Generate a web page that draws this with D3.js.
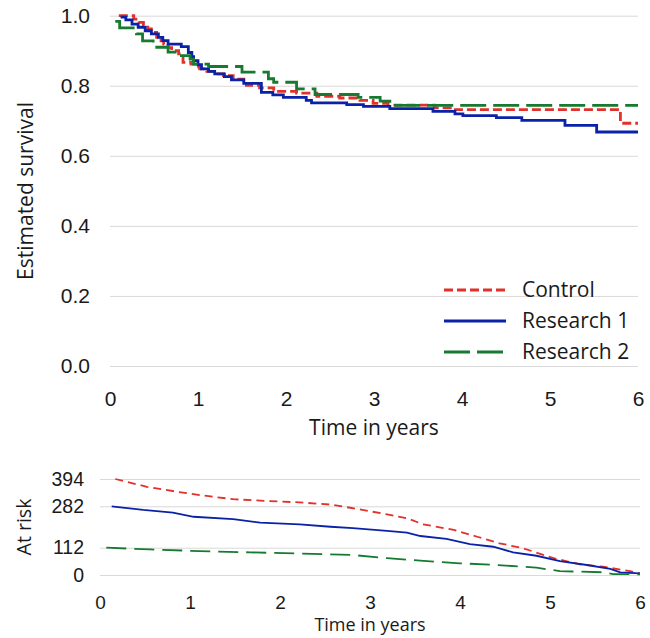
<!DOCTYPE html>
<html>
<head>
<meta charset="utf-8">
<script src="https://cdn.jsdelivr.net/npm/d3@7"></script>
<style>
    body { margin: 0; background: #fff; }
    svg { font-family: "Open Sans", "Noto Sans", sans-serif; }
    .grid line { stroke: #d9d9d9; stroke-width: 1; }
    .tick text { fill: #1a1a1a; }
</style>
</head>
<body>
<div id="graphic"></div>
<script>
//data
var years = [0, 1, 2, 3, 4, 5, 6];
var survivalTicks = [0, 0.2, 0.4, 0.6, 0.8, 1.0];
var atRiskTicks = [0, 112, 282, 394];
var seriesNames = ["Control", "Research 1", "Research 2"];

//kaplan-meier estimates [years, survival]
var controlSurvival = [[0.10,1.0],[0.27,0.990],[0.33,0.981],[0.38,0.972],[0.43,0.962],[0.47,0.952],
    [0.53,0.938],[0.58,0.928],[0.61,0.919],[0.66,0.909],[0.70,0.900],[0.78,0.891],[0.83,0.867],
    [0.92,0.862],[0.97,0.853],[1.02,0.848],[1.10,0.841],[1.20,0.834],[1.29,0.829],[1.40,0.819],
    [1.52,0.810],[1.55,0.801],[1.70,0.794],[1.86,0.784],[2.12,0.779],[2.35,0.770],[2.61,0.765],
    [2.84,0.758],[2.99,0.750],[3.16,0.745],[3.69,0.737],[3.90,0.732],[5.80,0.693],[6.0,0.693]];

var research1Survival = [[0.12,0.996],[0.18,0.988],[0.25,0.976],[0.32,0.967],[0.40,0.957],[0.47,0.948],
    [0.55,0.938],[0.60,0.929],[0.66,0.919],[0.81,0.912],[0.89,0.895],[0.93,0.883],[0.95,0.872],
    [1.00,0.860],[1.04,0.848],[1.12,0.841],[1.19,0.834],[1.30,0.826],[1.38,0.817],[1.52,0.807],
    [1.72,0.781],[1.85,0.774],[1.97,0.767],[2.23,0.758],[2.29,0.751],[2.69,0.746],[2.88,0.741],
    [3.18,0.735],[3.67,0.727],[3.92,0.720],[4.01,0.715],[4.39,0.709],[4.68,0.701],[5.17,0.687],
    [5.53,0.668],[6.0,0.668]];

var research2Survival = [[0.06,0.984],[0.11,0.965],[0.30,0.948],[0.37,0.928],[0.49,0.910],[0.66,0.896],
    [0.78,0.886],[0.91,0.876],[0.95,0.862],[1.12,0.855],[1.50,0.839],[1.80,0.820],[1.86,0.810],
    [2.12,0.791],[2.33,0.775],[2.82,0.767],[3.07,0.756],[3.18,0.744],[6.0,0.744]];

//numbers at risk [years, count]
var controlAtRisk = [[0.17,394],[0.52,362],[0.85,342],[1.11,328],[1.48,311],[1.85,304],[2.22,298],
    [2.56,289],[2.78,276],[3.19,249],[3.41,233],[3.59,208],[3.93,185],[4.19,157],[4.44,130],
    [4.70,110],[5.04,69],[5.33,44],[5.59,34],[5.89,16],[6.0,7]];

var research1AtRisk = [[0.13,282],[0.48,267],[0.81,256],[1.04,239],[1.48,229],[1.78,215],[2.22,208],
    [2.56,198],[2.81,192],[3.19,181],[3.41,174],[3.56,160],[3.85,148],[4.11,127],[4.37,116],
    [4.59,93],[4.85,79],[5.11,57],[5.41,41],[5.67,25],[5.78,11],[6.0,7]];

var research2AtRisk = [[0.07,112],[0.56,105],[1.11,98],[1.67,93],[2.56,85],[2.81,82],[3.19,69],
    [3.56,59],[4.0,48],[4.41,41],[4.85,30],[5.11,16],[5.59,11],[5.70,4],[6.0,3]];

var colors = { 'red': '#e2302b', 'blue': '#0a22a8', 'green': '#167a31', 'text': '#1a1a1a' };

var styles = [
    { color: colors.red, dash: "9,4", smallDash: "8,5" },
    { color: colors.blue, dash: null, smallDash: null },
    { color: colors.green, dash: "26,7", smallDash: "20,8" }
];

var svg = d3.select("#graphic").append("svg")
    .attr("width", 650)
    .attr("height", 638);

/*
 * survival panel
 */
var x = d3.scaleLinear().domain([0, 6]).range([110, 638]);
var y = d3.scaleLinear().domain([0, 1]).range([366, 15.7]);

svg.append("g")
    .attr("class", "grid")
    .attr("transform", "translate(110,0)")
    .call(d3.axisLeft(y).tickValues(survivalTicks).tickFormat(d3.format(".1f"))
        .tickSize(-(638 - 110)).tickPadding(20))
    .call(function(g) { g.select(".domain").remove(); })
    .selectAll("text").style("font-size", "21px");

svg.append("g")
    .attr("transform", "translate(0,366)")
    .call(d3.axisBottom(x).tickValues(years).tickFormat(d3.format("d")).tickSize(0).tickPadding(25))
    .call(function(g) { g.select(".domain").remove(); })
    .selectAll("text").style("font-size", "21px");

svg.append("text")
    .attr("x", 374)
    .attr("y", 435)
    .attr("text-anchor", "middle")
    .style("font-size", "21px")
    .style("fill", colors.text)
    .text("Time in years");

svg.append("text")
    .attr("transform", "translate(33,191) rotate(-90)")
    .attr("text-anchor", "middle")
    .style("font-size", "21px")
    .style("fill", colors.text)
    .text("Estimated survival");

var kmLine = d3.line()
    .x(function(d) { return x(d[0]); })
    .y(function(d) { return y(d[1]); })
    .curve(d3.curveStepAfter);

svg.selectAll(".km")
    .data([controlSurvival, research1Survival, research2Survival])
    .enter().append("path")
        .attr("class", "km")
        .attr("d", kmLine)
        .style("fill", "none")
        .style("stroke", function(d, i) { return styles[i].color; })
        .style("stroke-width", 2.8)
        .style("stroke-dasharray", function(d, i) { return styles[i].dash; });

//legend
var legend = svg.append("g")
    .attr("class", "legend")
    .attr("transform", "translate(444,290)");

var spacing = 31;

legend.selectAll("line")
    .data(seriesNames)
    .enter().append("line")
        .attr("x1", 0)
        .attr("x2", 62)
        .attr("y1", function(d, i) { return i * spacing; })
        .attr("y2", function(d, i) { return i * spacing; })
        .style("stroke", function(d, i) { return styles[i].color; })
        .style("stroke-width", 2.8)
        .style("stroke-dasharray", function(d, i) { return styles[i].dash; });

legend.selectAll("text")
    .data(seriesNames)
    .enter().append("text")
        .text(function(d) { return d; })
        .attr("x", 78)
        .attr("y", function(d, i) { return i * spacing; })
        .attr("dy", "0.35em")
        .style("font-size", "21px")
        .style("fill", colors.text);

/*
 * at risk panel
 */
var x2 = d3.scaleLinear().domain([0, 6]).range([100, 640]);
var y2 = d3.scaleLinear().domain([0, 394]).range([575, 479]);

svg.append("g")
    .attr("class", "grid")
    .attr("transform", "translate(100,0)")
    .call(d3.axisLeft(y2).tickValues(atRiskTicks).tickSize(-(640 - 100)).tickPadding(16))
    .call(function(g) { g.select(".domain").remove(); })
    .selectAll("text").style("font-size", "19.5px");

svg.append("g")
    .attr("transform", "translate(0,575)")
    .call(d3.axisBottom(x2).tickValues(years).tickFormat(d3.format("d")).tickSize(0).tickPadding(21))
    .call(function(g) { g.select(".domain").remove(); })
    .selectAll("text").style("font-size", "19px");

svg.append("text")
    .attr("x", 370)
    .attr("y", 631)
    .attr("text-anchor", "middle")
    .style("font-size", "18px")
    .style("fill", colors.text)
    .text("Time in years");

svg.append("text")
    .attr("transform", "translate(31,527) rotate(-90)")
    .attr("text-anchor", "middle")
    .style("font-size", "19.5px")
    .style("fill", colors.text)
    .text("At risk");

var riskLine = d3.line()
    .x(function(d) { return x2(d[0]); })
    .y(function(d) { return y2(d[1]); });

svg.selectAll(".risk")
    .data([controlAtRisk, research1AtRisk, research2AtRisk])
    .enter().append("path")
        .attr("class", "risk")
        .attr("d", riskLine)
        .style("fill", "none")
        .style("stroke", function(d, i) { return styles[i].color; })
        .style("stroke-width", 1.8)
        .style("stroke-dasharray", function(d, i) { return styles[i].smallDash; });
</script>
</body>
</html>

^^^^^^^^^^^^^^^^

TO BE DONE: Leave out any pictures and return exactly the lines from the beginning of the data through the line with "[5.53,0.668],[6.0,0.668]];", inclusive.

FULL RESPONSE:
Generate a web page that draws this with D3.js.
<!DOCTYPE html>
<html>
<head>
<meta charset="utf-8">
<script src="https://cdn.jsdelivr.net/npm/d3@7"></script>
<style>
    body { margin: 0; background: #fff; }
    svg { font-family: "Open Sans", "Noto Sans", sans-serif; }
    .grid line { stroke: #d9d9d9; stroke-width: 1; }
    .tick text { fill: #1a1a1a; }
</style>
</head>
<body>
<div id="graphic"></div>
<script>
//data
var years = [0, 1, 2, 3, 4, 5, 6];
var survivalTicks = [0, 0.2, 0.4, 0.6, 0.8, 1.0];
var atRiskTicks = [0, 112, 282, 394];
var seriesNames = ["Control", "Research 1", "Research 2"];

//kaplan-meier estimates [years, survival]
var controlSurvival = [[0.10,1.0],[0.27,0.990],[0.33,0.981],[0.38,0.972],[0.43,0.962],[0.47,0.952],
    [0.53,0.938],[0.58,0.928],[0.61,0.919],[0.66,0.909],[0.70,0.900],[0.78,0.891],[0.83,0.867],
    [0.92,0.862],[0.97,0.853],[1.02,0.848],[1.10,0.841],[1.20,0.834],[1.29,0.829],[1.40,0.819],
    [1.52,0.810],[1.55,0.801],[1.70,0.794],[1.86,0.784],[2.12,0.779],[2.35,0.770],[2.61,0.765],
    [2.84,0.758],[2.99,0.750],[3.16,0.745],[3.69,0.737],[3.90,0.732],[5.80,0.693],[6.0,0.693]];

var research1Survival = [[0.12,0.996],[0.18,0.988],[0.25,0.976],[0.32,0.967],[0.40,0.957],[0.47,0.948],
    [0.55,0.938],[0.60,0.929],[0.66,0.919],[0.81,0.912],[0.89,0.895],[0.93,0.883],[0.95,0.872],
    [1.00,0.860],[1.04,0.848],[1.12,0.841],[1.19,0.834],[1.30,0.826],[1.38,0.817],[1.52,0.807],
    [1.72,0.781],[1.85,0.774],[1.97,0.767],[2.23,0.758],[2.29,0.751],[2.69,0.746],[2.88,0.741],
    [3.18,0.735],[3.67,0.727],[3.92,0.720],[4.01,0.715],[4.39,0.709],[4.68,0.701],[5.17,0.687],
    [5.53,0.668],[6.0,0.668]];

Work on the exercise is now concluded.